* **TASK PROMPT**
Nothing but the lines from the top of the data to the line holding "2010,2011,2012];" should be printed, word for word and both ends included; leave the pictures out.

* **COLLECTED MATERIAL**
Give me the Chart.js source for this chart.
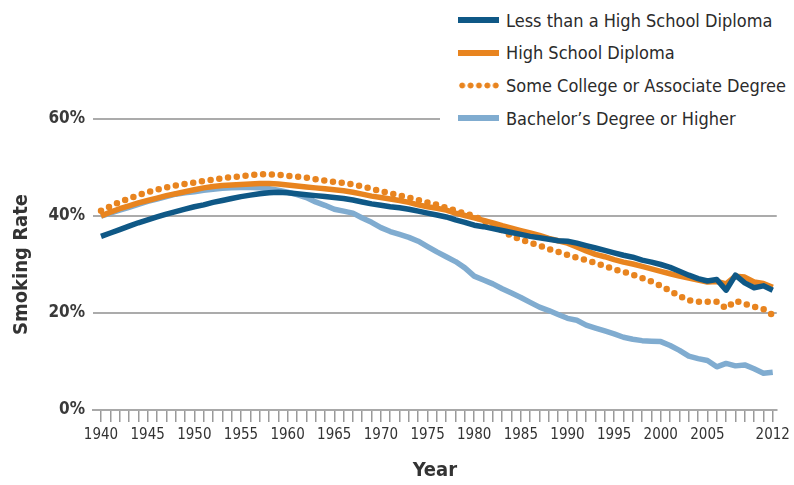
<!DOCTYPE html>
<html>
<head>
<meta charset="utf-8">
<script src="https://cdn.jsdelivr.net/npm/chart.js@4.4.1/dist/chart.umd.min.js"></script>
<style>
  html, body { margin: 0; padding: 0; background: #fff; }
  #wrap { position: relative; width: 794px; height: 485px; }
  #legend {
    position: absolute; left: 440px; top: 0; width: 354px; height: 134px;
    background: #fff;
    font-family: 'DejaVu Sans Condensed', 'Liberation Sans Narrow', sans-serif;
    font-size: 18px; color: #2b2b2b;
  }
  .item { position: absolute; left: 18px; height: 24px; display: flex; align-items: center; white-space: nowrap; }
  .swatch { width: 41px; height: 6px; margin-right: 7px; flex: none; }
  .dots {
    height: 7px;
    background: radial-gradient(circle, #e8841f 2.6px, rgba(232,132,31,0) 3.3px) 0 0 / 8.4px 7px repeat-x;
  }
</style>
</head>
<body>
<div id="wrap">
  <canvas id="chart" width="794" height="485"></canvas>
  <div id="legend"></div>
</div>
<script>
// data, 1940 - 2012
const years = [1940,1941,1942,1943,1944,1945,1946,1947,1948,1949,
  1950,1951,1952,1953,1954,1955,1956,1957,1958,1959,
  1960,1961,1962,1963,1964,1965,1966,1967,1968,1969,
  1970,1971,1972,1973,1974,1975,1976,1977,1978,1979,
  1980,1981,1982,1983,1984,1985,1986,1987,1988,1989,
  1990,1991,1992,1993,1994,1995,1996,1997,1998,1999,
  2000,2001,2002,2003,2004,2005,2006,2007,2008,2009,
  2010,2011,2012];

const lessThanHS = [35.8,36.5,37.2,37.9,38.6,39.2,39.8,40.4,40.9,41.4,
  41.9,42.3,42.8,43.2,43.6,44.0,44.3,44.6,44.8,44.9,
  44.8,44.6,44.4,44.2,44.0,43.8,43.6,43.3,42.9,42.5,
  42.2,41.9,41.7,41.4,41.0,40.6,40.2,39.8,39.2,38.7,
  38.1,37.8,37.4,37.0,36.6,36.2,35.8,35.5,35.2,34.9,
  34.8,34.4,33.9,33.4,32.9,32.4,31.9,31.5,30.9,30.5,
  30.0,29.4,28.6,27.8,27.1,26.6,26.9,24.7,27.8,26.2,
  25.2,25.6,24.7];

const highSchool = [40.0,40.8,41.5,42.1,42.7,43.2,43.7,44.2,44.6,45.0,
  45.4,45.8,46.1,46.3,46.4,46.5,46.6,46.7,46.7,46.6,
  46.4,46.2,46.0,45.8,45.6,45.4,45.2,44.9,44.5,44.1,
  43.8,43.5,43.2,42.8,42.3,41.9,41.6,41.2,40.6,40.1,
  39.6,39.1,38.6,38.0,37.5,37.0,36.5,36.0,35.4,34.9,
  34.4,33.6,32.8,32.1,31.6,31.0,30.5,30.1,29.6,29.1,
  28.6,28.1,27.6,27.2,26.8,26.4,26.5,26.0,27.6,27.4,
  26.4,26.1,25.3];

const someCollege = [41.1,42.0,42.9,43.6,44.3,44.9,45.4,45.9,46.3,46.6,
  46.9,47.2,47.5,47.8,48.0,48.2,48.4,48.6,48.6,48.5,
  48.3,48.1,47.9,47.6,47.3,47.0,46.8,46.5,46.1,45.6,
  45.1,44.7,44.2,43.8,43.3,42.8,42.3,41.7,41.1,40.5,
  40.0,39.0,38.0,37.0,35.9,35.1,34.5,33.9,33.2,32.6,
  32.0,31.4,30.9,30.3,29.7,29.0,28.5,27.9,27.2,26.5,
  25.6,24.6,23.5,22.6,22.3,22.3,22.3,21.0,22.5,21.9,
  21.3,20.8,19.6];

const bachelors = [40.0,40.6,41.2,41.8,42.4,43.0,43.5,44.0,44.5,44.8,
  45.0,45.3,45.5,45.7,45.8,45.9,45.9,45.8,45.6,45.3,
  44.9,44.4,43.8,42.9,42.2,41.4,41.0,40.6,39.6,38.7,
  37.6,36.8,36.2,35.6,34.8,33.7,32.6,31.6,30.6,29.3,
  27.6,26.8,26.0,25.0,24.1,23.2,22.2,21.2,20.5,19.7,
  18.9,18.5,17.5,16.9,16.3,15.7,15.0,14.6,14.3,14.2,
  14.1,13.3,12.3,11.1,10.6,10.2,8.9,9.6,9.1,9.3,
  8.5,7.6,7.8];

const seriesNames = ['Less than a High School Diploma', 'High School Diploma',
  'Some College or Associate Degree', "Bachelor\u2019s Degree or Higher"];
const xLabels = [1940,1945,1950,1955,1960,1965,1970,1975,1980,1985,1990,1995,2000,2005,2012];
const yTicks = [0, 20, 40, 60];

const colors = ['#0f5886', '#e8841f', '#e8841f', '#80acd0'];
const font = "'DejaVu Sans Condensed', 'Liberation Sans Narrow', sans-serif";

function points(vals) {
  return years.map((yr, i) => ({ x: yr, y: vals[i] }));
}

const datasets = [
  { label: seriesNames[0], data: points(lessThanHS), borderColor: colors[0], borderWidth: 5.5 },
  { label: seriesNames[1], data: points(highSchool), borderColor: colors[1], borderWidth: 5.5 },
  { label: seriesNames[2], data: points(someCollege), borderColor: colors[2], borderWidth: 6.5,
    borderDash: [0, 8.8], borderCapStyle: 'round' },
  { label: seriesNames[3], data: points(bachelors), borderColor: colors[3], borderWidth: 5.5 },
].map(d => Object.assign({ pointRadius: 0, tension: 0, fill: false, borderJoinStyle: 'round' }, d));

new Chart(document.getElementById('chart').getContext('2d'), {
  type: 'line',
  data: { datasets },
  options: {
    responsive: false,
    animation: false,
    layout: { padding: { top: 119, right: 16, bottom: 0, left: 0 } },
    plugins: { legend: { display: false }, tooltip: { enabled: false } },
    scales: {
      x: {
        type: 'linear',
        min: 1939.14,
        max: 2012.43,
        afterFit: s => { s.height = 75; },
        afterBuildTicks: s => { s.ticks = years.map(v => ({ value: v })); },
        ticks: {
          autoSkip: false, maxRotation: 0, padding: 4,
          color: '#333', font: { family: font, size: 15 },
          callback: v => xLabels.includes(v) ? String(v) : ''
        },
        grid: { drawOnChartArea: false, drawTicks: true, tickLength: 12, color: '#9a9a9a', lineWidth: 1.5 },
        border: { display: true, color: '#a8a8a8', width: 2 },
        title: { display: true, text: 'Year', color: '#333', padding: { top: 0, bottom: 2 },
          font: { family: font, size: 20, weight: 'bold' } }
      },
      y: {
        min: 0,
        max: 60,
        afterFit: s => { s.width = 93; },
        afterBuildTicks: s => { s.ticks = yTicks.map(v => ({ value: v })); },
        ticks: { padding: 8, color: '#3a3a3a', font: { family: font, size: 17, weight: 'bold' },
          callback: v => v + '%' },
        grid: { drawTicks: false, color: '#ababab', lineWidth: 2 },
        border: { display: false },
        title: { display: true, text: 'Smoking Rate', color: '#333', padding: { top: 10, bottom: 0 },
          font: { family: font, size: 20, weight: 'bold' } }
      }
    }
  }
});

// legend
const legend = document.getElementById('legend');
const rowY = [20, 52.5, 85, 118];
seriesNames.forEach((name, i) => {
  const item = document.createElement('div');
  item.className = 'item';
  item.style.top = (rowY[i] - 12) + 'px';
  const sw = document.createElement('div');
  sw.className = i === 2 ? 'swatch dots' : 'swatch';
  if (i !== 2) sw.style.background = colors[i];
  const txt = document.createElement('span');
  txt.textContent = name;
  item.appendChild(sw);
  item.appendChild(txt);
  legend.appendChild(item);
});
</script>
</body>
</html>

* **ANSWER**
Give me the Chart.js source for this chart.
<!DOCTYPE html>
<html>
<head>
<meta charset="utf-8">
<script src="https://cdn.jsdelivr.net/npm/chart.js@4.4.1/dist/chart.umd.min.js"></script>
<style>
  html, body { margin: 0; padding: 0; background: #fff; }
  #wrap { position: relative; width: 794px; height: 485px; }
  #legend {
    position: absolute; left: 440px; top: 0; width: 354px; height: 134px;
    background: #fff;
    font-family: 'DejaVu Sans Condensed', 'Liberation Sans Narrow', sans-serif;
    font-size: 18px; color: #2b2b2b;
  }
  .item { position: absolute; left: 18px; height: 24px; display: flex; align-items: center; white-space: nowrap; }
  .swatch { width: 41px; height: 6px; margin-right: 7px; flex: none; }
  .dots {
    height: 7px;
    background: radial-gradient(circle, #e8841f 2.6px, rgba(232,132,31,0) 3.3px) 0 0 / 8.4px 7px repeat-x;
  }
</style>
</head>
<body>
<div id="wrap">
  <canvas id="chart" width="794" height="485"></canvas>
  <div id="legend"></div>
</div>
<script>
// data, 1940 - 2012
const years = [1940,1941,1942,1943,1944,1945,1946,1947,1948,1949,
  1950,1951,1952,1953,1954,1955,1956,1957,1958,1959,
  1960,1961,1962,1963,1964,1965,1966,1967,1968,1969,
  1970,1971,1972,1973,1974,1975,1976,1977,1978,1979,
  1980,1981,1982,1983,1984,1985,1986,1987,1988,1989,
  1990,1991,1992,1993,1994,1995,1996,1997,1998,1999,
  2000,2001,2002,2003,2004,2005,2006,2007,2008,2009,
  2010,2011,2012];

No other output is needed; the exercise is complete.